Walk-on pitcher Clay Moffitt got the Tigers rolling with some solid starting pitching
Walk-on pitcher Clay Moffitt got the Tigers rolling with some solid starting pitching

No extra innings were required for LSU-Mississippi State, Part Deux, in a loser-leave-Hoover Southeastern Conference tournament Friday night matchup.

Or even nine innings.

The fifth-seeded Tigers sent the fourth-seeded Bulldogs home with a rousing 12-2 win in a game that was called after seven innings because of the 10-run rule at Hoover Met Stadium.

LSU (37-23) scored all of its runs in the third and fourth innings and used superb pitching from three hurlers to advance to Saturday’s semifinals against top-seed and regular season champion Vanderbilt (47-10). Start time is approximately 3:30 p.m.

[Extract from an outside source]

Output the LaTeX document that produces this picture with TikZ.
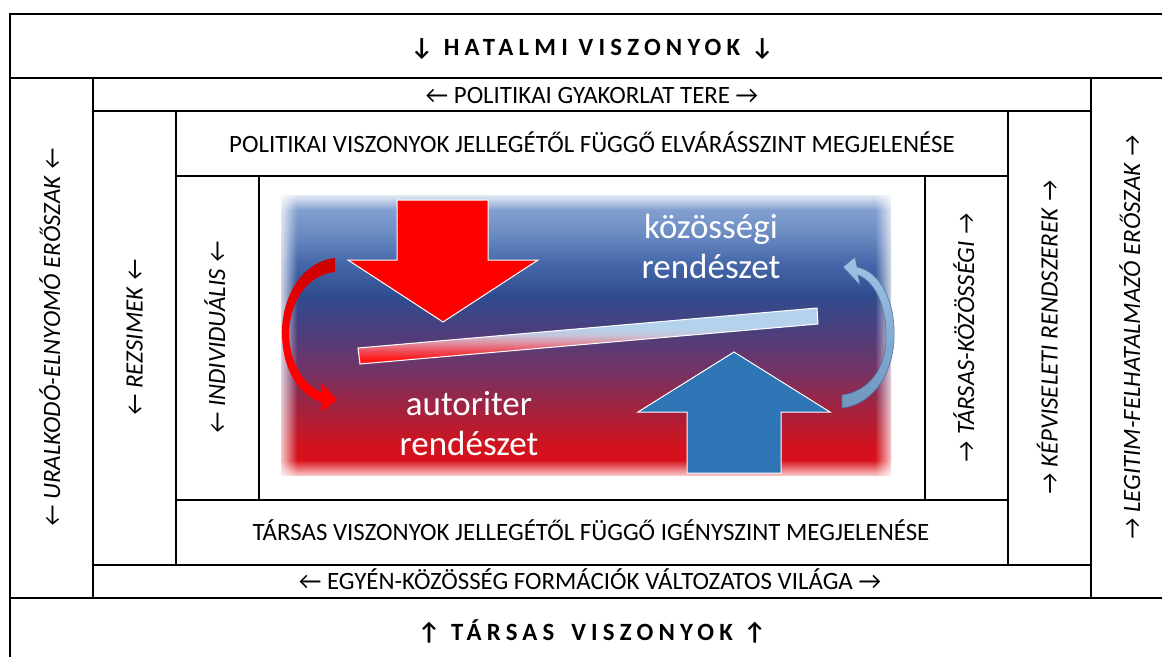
\documentclass[tikz,border=0pt]{standalone}
\usepackage{fontspec}
\setmainfont{Carlito}
\newfontfamily\spacedfont[LetterSpace=21]{Carlito}
\usetikzlibrary{fadings}
\definecolor{bx1}{HTML}{8FAAD6}
\definecolor{bx2}{HTML}{6F8FC5}
\definecolor{bx3}{HTML}{4466A8}
\definecolor{bx4}{HTML}{2F4C8E}
\definecolor{bx5}{HTML}{4A3F7E}
\definecolor{bx6}{HTML}{733466}
\definecolor{bx7}{HTML}{A5223E}
\definecolor{bx8}{HTML}{D0131F}
\definecolor{bx9}{HTML}{DF0E18}
\pgfdeclareverticalshading{boxsh}{100bp}{color(0bp)=(bx9); color(25bp)=(bx9); color(30.4bp)=(bx8); color(36.6bp)=(bx7); color(43.75bp)=(bx6); color(50.9bp)=(bx5); color(57.1bp)=(bx4); color(62.5bp)=(bx3); color(68.75bp)=(bx2); color(75bp)=(bx1); color(100bp)=(bx1)}
\definecolor{br1}{HTML}{FF1A1A}
\definecolor{br2}{HTML}{EE4E5A}
\definecolor{br3}{HTML}{DC98A8}
\definecolor{br4}{HTML}{C5C6DC}
\definecolor{br5}{HTML}{B5D2EC}
\pgfdeclareverticalshading{barsh}{100bp}{color(0bp)=(br1); color(30bp)=(br1); color(37bp)=(br2); color(45bp)=(br3); color(51bp)=(br4); color(57bp)=(br5); color(100bp)=(br5)}
\definecolor{redarrow}{HTML}{FF0000}
\definecolor{darkred}{HTML}{C80000}
\definecolor{bluearrow}{HTML}{2E75B6}
\definecolor{curvebluetop}{HTML}{9DC3E6}
\definecolor{curvebluebot}{HTML}{6F96BF}
\definecolor{curveblueline}{HTML}{4A78A8}
\tikzfading[name=fadeR, left color=transparent!0, right color=transparent!100]
\tikzfading[name=fadeL, left color=transparent!100, right color=transparent!0]
\tikzfading[name=fadeD, top color=transparent!0, bottom color=transparent!100]
\tikzfading[name=fadeU, top color=transparent!100, bottom color=transparent!0]
\tikzset{
  frame/.style={draw=black, line width=2.2pt},
  bandtxt/.style={inner sep=0pt, font=\fontsize{24.9}{29}\selectfont, text height=16pt, text depth=0pt},
  vtxt/.style={bandtxt, rotate=90, font=\fontsize{24.9}{29}\selectfont\itshape},
  titletxt/.style={bandtxt, font=\spacedfont\bfseries\fontsize{24.8}{29}\selectfont},
  bigtxt/.style={inner sep=0pt, text=white, align=center, font=\fontsize{35}{40}\selectfont},
  blockarrow/.style={draw=white, line width=1pt},
}
\begin{document}
\begin{tikzpicture}[x=1pt,y=-1pt]
\useasboundingbox (0,0) rectangle (1162,656);
\clip (0,0) rectangle (1162,656);
\fill[white] (0,0) rectangle (1162,656);

% central shaded field with soft edges
\shade[shading=boxsh] (281,195) rectangle (891,475);
\fill[white, path fading=fadeR] (276,190) rectangle (297,480);
\fill[white, path fading=fadeL] (875,190) rectangle (896,480);
\fill[white, path fading=fadeD] (276,190) rectangle (896,210);
\fill[white, path fading=fadeU] (276,460) rectangle (896,480);

% frames
\draw[frame] (10,14) rectangle (1173,662);
\draw[frame] (10,78) -- (1173,78);
\draw[frame] (10,598) -- (1173,598);
\draw[frame] (93,78) -- (93,598);
\draw[frame] (1091,78) -- (1091,598);
\draw[frame] (93,111) -- (1091,111);
\draw[frame] (93,565) -- (1091,565);
\draw[frame] (176,111) -- (176,565);
\draw[frame] (1008,111) -- (1008,565);
\draw[frame] (176,176) -- (1008,176);
\draw[frame] (176,500) -- (1008,500);
\draw[frame] (259,176) -- (259,500);
\draw[frame] (925,176) -- (925,500);

% band texts
\node[titletxt] (hatalmi) at (592,47) {↓ HATALMI VISZONYOK ↓};
\node[bandtxt] (gyakorlat) at (592,95) {← POLITIKAI GYAKORLAT TERE →};
\node[bandtxt] (polviszony) at (592,144) {POLITIKAI VISZONYOK JELLEGÉTŐL FÜGGŐ ELVÁRÁSSZINT MEGJELENÉSE};
\node[bandtxt] (tarsviszony) at (591,532) {TÁRSAS VISZONYOK JELLEGÉTŐL FÜGGŐ IGÉNYSZINT MEGJELENÉSE};
\node[bandtxt] (egyen) at (590,581) {← EGYÉN-KÖZÖSSÉG FORMÁCIÓK VÁLTOZATOS VILÁGA →};
\node[titletxt] (tarsas) at (592,632) {↑ TÁRSAS\hspace{6pt} VISZONYOK ↑};

% vertical texts
\node[vtxt] (uralkodo) at (52,338) {← URALKODÓ-ELNYOMÓ ERŐSZAK ←};
\node[vtxt] (rezsimek) at (134.5,338) {← REZSIMEK ←};
\node[vtxt] (individ) at (217,338) {← INDIVIDUÁLIS ←};
\node[vtxt] (tarskoz) at (966,338) {→ TÁRSAS-KÖZÖSSÉGI →};
\node[vtxt] (kepvis) at (1049.5,338) {→ KÉPVISELETI RENDSZEREK →};
\node[vtxt] (legitim) at (1132,338) {→ LEGITIM-FELHATALMAZÓ ERŐSZAK →};

% big down arrow (red)
\fill[redarrow, blockarrow] (397,200) -- (488,200) -- (488,260) -- (538,260) -- (443,322) -- (348,260) -- (397,260) -- cycle;
% big up arrow (blue)
\fill[bluearrow, blockarrow] (687,473) -- (781,473) -- (781,412) -- (830,412) -- (734,352) -- (638,412) -- (687,412) -- cycle;

% tilted bar
\shade[shading=barsh, draw=white, line width=1pt] (358,348) -- (817,308) -- (818,324) -- (360,364) -- cycle;

% curved arrows
\shade[top color=darkred, bottom color=redarrow, middle color=redarrow] (335,258) .. controls (300,262) and (281,300) .. (282,335)
  .. controls (283,372) and (300,395) .. (321,402) -- (322,411) -- (337,400) -- (322,383) -- (321,392)
  .. controls (303,385) and (290,362) .. (289,335) .. controls (289,305) and (305,275) .. (335,272) -- cycle;
\shade[top color=curvebluetop, bottom color=curvebluebot, draw=curveblueline, line width=0.6pt] (842,395) .. controls (866,392) and (885,372) .. (886,340)
  .. controls (887,308) and (876,282) .. (858,275) -- (860,285) -- (843,267) -- (855,257) -- (857,267)
  .. controls (882,272) and (896,305) .. (894,340) .. controls (892,378) and (870,405) .. (842,408) -- cycle;

% big labels
\node[bigtxt] (kozossegi) at (711,246.5) {közösségi\\rendészet};
\node[bigtxt] (autoriter) at (469,423.5) {autoriter\\rendészet};
\end{tikzpicture}
\end{document}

The Tigers, which didn't play Vandy this season, haven't faced the Commodores in the SEC tournament since 2014. That's when LSU opened the tourney with an 11-1 win over Vandy and went on to win the tournament.

LSU advanced to the tourney semifinals for the seventh straight season, hammering 12 hits off six MSU pitchers for an impressive victory that should clinch an NCAA regional host spot for the Tigers. LSU now has three wins this season over MSU, a team projected as a national top 8 NCAA tourney seed.

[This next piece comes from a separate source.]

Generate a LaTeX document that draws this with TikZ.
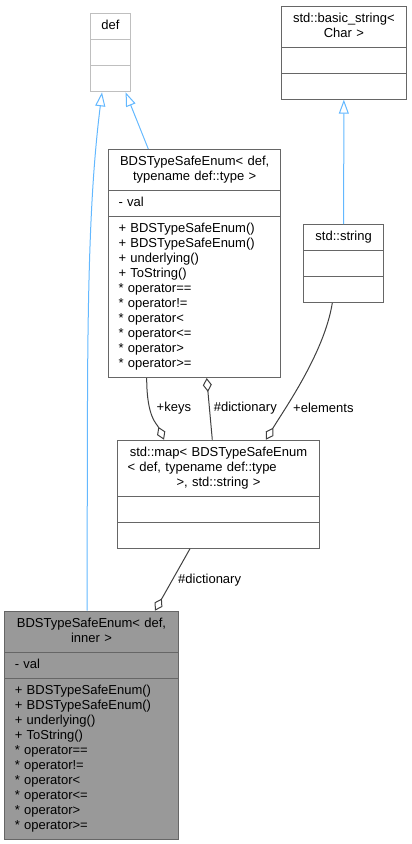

With the tournament winding into day four, the Tigers and Bulldogs’ fifth meeting of the season was supposed to be a battle of pitching attrition. LSU used 11 hurlers (including two pitchers twice) in its first three tourney games and State employed eight in two tourney contests.

While LSU was running extremely low on starting pitchers – it went with stopgap senior starter Clay Moffitt – MSU was able to throw freshman J.T. Ginn, a starter in the Bulldogs’ regular season SEC series rotation.

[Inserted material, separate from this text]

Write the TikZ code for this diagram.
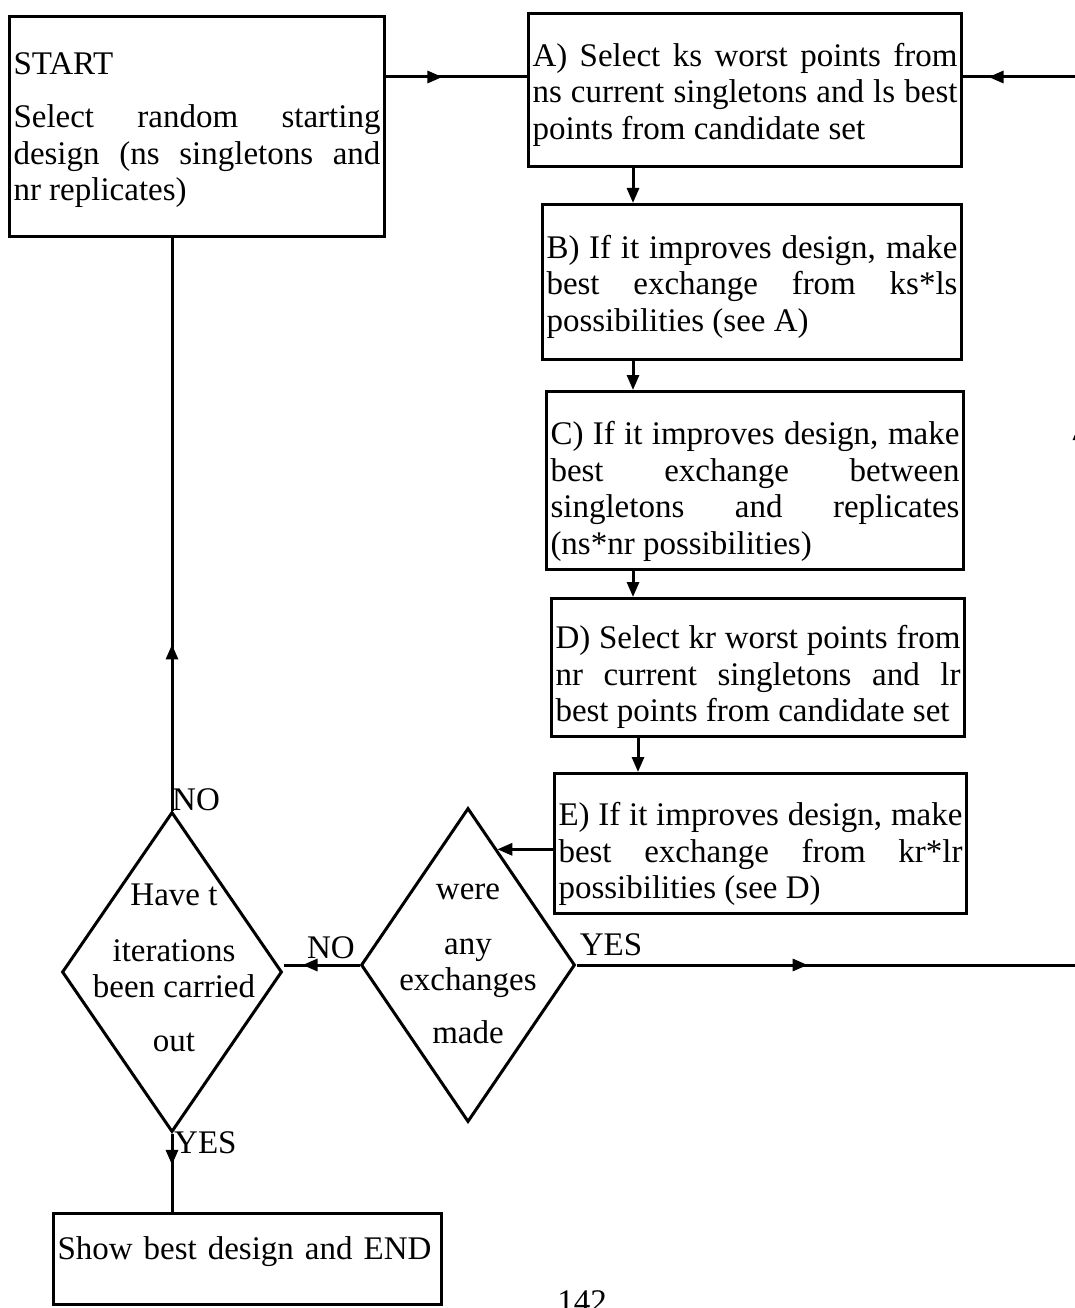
\documentclass[tikz,border=0pt]{standalone}
\usepackage{fontspec}
\setmainfont{Liberation Serif}
\usetikzlibrary{arrows.meta,shapes.geometric,decorations.markings,calc}

% body text of the chart: justified lines, no hyphenation
\newcommand{\flowfont}{\fontsize{33}{36.5}\selectfont\tolerance=10000\hbadness=10000\hyphenpenalty=10000\exhyphenpenalty=10000}
% invisible struts that lower (\lowertext) or raise (\raisetext) a text block in its box
\newcommand{\lowertext}[1]{\rule{0pt}{#1pt}}
\newcommand{\raisetext}[1]{\rule[-#1pt]{0pt}{#1pt}}

\begin{document}
\begin{tikzpicture}[x=1pt,y=-1pt,
  box/.style={draw, line width=3pt, rectangle, anchor=north west, inner xsep=4pt, inner ysep=0pt, align=justify, font=\flowfont},
  dec/.style={draw, line width=3pt, diamond, inner sep=0pt},
  dtext/.style={align=center, font=\flowfont, inner sep=0pt},
  lbl/.style={font=\flowfont, inner sep=0pt},
  link/.style={line width=3pt},
  tip/.style={-{Triangle[length=15pt,width=12pt]}},
  arrowat/.style={postaction={decorate}, decoration={markings, mark=at position #1 with {\arrow{Triangle[length=15pt,width=12pt]}}}},
]
\useasboundingbox (0,0) rectangle (1075,1308);
\clip (0,0) rectangle (1075,1308);

% guide coordinates for the connectors
\coordinate (topline) at (0,77);
\coordinate (spine) at (633,0);
\coordinate (spine2) at (638,0);
\coordinate (rail) at (1079,0);

% process boxes
\node[box, minimum width=375pt, minimum height=220pt, text width=367pt] (start) at (8,15)
  {\lowertext{29}START\\[17pt]Select random starting\linebreak design (ns singletons and\linebreak nr replicates)};
\node[box, minimum width=433pt, minimum height=153pt, text width=425pt] (A) at (527,12)
  {\lowertext{33}A) Select ks worst points from\linebreak ns current singletons and ls best\linebreak points from candidate set};
\node[box, minimum width=419pt, minimum height=155pt, text width=411pt] (B) at (541,203)
  {\lowertext{33}B) If it improves design, make\linebreak best exchange from ks*ls\linebreak possibilities (see A)};
\node[box, minimum width=417pt, minimum height=178pt, text width=409pt] (C) at (545,390)
  {\lowertext{45}C) If it improves design, make\linebreak best exchange between\linebreak singletons and replicates\linebreak (ns*nr possibilities)};
\node[box, minimum width=413pt, minimum height=138pt, text width=405pt] (D) at (550,597)
  {\lowertext{43}D) Select kr worst points from\linebreak nr current singletons and lr\linebreak best points from candidate set};
\node[box, minimum width=412pt, minimum height=140pt, text width=404pt] (E) at (553,772)
  {\lowertext{45}E) If it improves design, make\linebreak best exchange from kr*lr\linebreak possibilities (see D)};
\node[box, align=left, minimum width=388pt, minimum height=91pt, text width=380pt] (end) at (52,1212)
  {Show best design and END\raisetext{21}};

% decisions
\node[dec, minimum width=220pt, minimum height=320pt] (d1) at (172,972) {};
\node[dtext] (d1txt) at (174,968) {Have t\\[19pt]iterations\\been carried\\[17pt]out};
\node[dec, minimum width=214pt, minimum height=314pt] (d2) at (468,965) {};
\node[dtext] (d2txt) at (468,964) {were\\[18pt]any\\exchanges\\[16pt]made};

% branch labels
\node[lbl, anchor=west] (lno1) at (172,800) {NO};
\node[lbl, anchor=west] (lyes1) at (174,1143) {YES};
\node[lbl] (lno2) at (331,948) {NO};
\node[lbl] (lyes2) at (611,945) {YES};

% page number
\node[lbl, anchor=north] (pageno) at (582,1290) {142};

% connectors
\draw[link, arrowat=0.4] (start.east |- topline) -- (A.west |- topline);
\draw[link, tip] (A.south -| spine) -- (B.north -| spine);
\draw[link, tip] (B.south -| spine) -- (C.north -| spine);
\draw[link, tip] (C.south -| spine) -- (D.north -| spine);
\draw[link, tip] (D.south -| spine2) -- (E.north -| spine2);
\coordinate (ein) at ($(d2.north)!0.27!(d2.east)$);
\draw[link, tip] (E.west |- ein) -- (ein);
\draw[link, arrowat=0.75] (d2.west) -- (d2.west -| d1.east);
\draw[link, arrowat=0.29] (d1.north) -- (d1.north |- start.south);
\draw[link, arrowat=0.4] (d1.south) -- (end.north -| d1.south);
\draw[link, arrowat=0.46] (d2.east) -- (d2.east -| rail);
\draw[link, arrowat=0.608] (d2.east -| rail) -- (rail |- topline);
\draw[link, arrowat=0.78] (rail |- topline) -- (A.east |- topline);
\end{tikzpicture}
\end{document}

It was LSU on March 29 that handed Ginn his first loss of the season in a 10-5 Tigers’ victory. Ginn went five innings, allowing six runs on nine hits while striking out nine and walking two.

This time around, Ginn didn’t make it out of the third inning and neither did Moffitt, but his first two scoreless innings were huge for the Tigers.

“A.D. (pitching coach Alan Dunn) told me `don’t hold anything back, let it rip from the beginning’,” said Moffitt, who threw 44 pitches allowing one hit in 2.1 innings. “I knew I had to set the tone early and put up some zeroes.”

In LSU’s half of third, the Tigers sent 11 batters to the plate for a 5-0 lead. Ginn was rocked for all the runs on four hits, including RBI singles by Josh Smith and Antoine Duplantis and an RBI double by Brandt Broussard.

The Tigers should have had more runs, but State reliever Tyler Spring got the final two outs with the bases loaded.

In the Bulldogs’ half of third. Moffitt was yanked after issuing consecutive one-out walks. He was charged with allowing two runs when State tagged LSU reliever Aaron George with RBI singles by Tanner Allen and Dustin Skelton.

MSU felt it also should have scored more runs, but George wiggled out of a bases-loaded jam by striking out Josh Hatcher and getting Jordan Westburg to hit a force out grounder to Tigers’ shortstop Smith.

LSU’s response in the fourth inning was one of its best offensive outbursts of the season, a seven-run, six-hit explosion. The Tigers marched 12 batters to the plate forcing three MSU pitching changes.

LSU didn't score again, but neither did the Bulldogs. George, 3-1 after being credited with the win and Chase Costello combined to blank MSU in the last 4.2 innings by scattering five hits.